Both the meeting and the protest came on the heels of the waterfront’s announcement that it would delay a plan to increase Industry City’s total usable space from 5.3 to 6.6 million square feet dedicated to the building of hotels, as well as additional retail space and academic centers.
Several people stood outside the district office at 4201 Fourth Avenue — including members of such groups as Sunset Park Latino Democrats, Love Trumps Hate Sunset Park and Project 8th Avenue Coalition — and held up signs that said things like, “Support local businesses, not big box store chains,” “Defend Sunset Park” and “We can’t afford IC rent increases.”
“We are living in overcrowded apartments, sometimes two or three families to a tiny two bedroom. Even homeowners are struggling in the face of sharply rising property tax,” said Sunset Park resident and activist Jei Fong. “This development isn’t meant for us to enjoy. It will only pave the way for more large-scale luxury buildings and more displacement in Sunset Park. We must hold our elected officials accountable and insure we kill this rezoning.”

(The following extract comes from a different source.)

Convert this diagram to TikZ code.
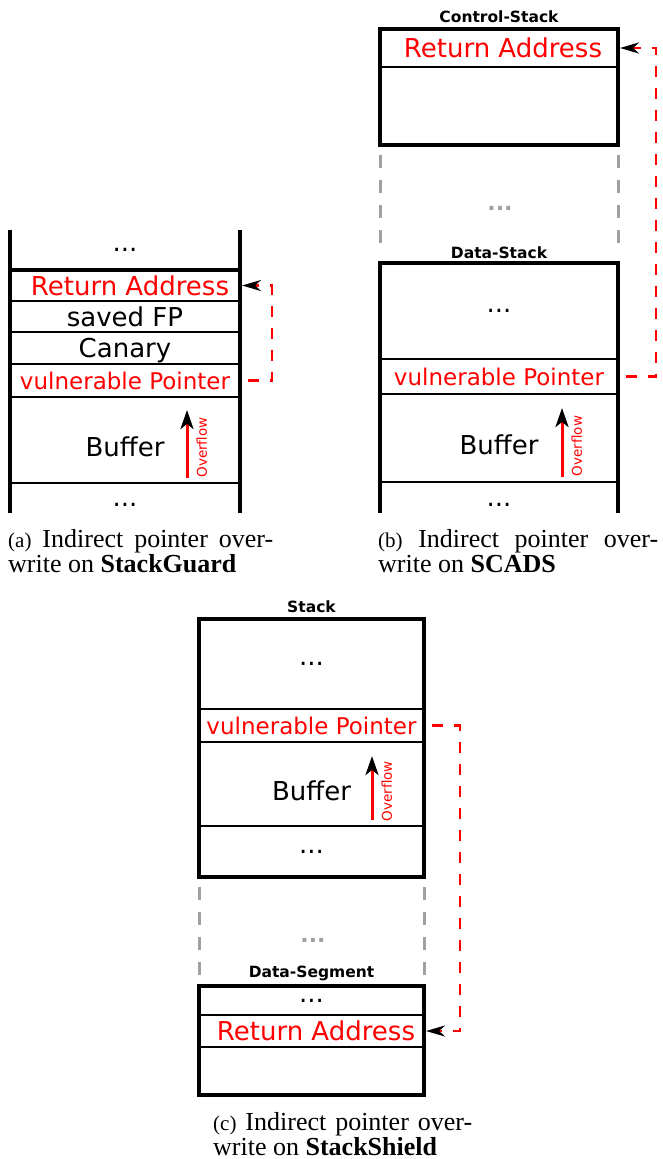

“Ultimately only Councilmember Carlos Menchaca has the power to permanently halt this rezoning,” added Claudia Galicia, president of Sunset Park Latino Democrats. “The fate and future of our neighborhood is in his hands. We applaud his leadership thus far in negotiating a delay. Now we need him to represent our voices and just say no to Industry City.”
The rezoning was delayed earlier this month following a back and forth of letters between Councilmember Carlos Menchaca, Community Board 7 Chair Cesar Zuniga and IC’s CEO Andrew Kimball regarding the application.
“In speaking with the community and the larger constituency, I thought it was important to lift up a very important value we have here in Sunset Park — and that’s participatory democracy,” Menchaca said prior to the decision from IC to postpone its plans. “The community should be really shepherding the future of its own neighborhood and has been doing so for a long time.”
Mayor Bill de Blasio and President of New York City Economic Development Corporation James Patchett chimed in on the topic during a press conference on resiliency plans to protect lower Manhattan Thursday.
“I’m going to turn to James because I will always be straightforward that I have not focused on the details of that project,” de Blasio told a reporter when asked about IC. “But this is about, to me, ensuring that there are jobs for working people in communities.”
“I’m meeting with the councilmember this afternoon about this topic and a few others,” Patchett added. “We have to support jobs. There are always legitimate concerns and I look forward to discussing them with the elected officials.”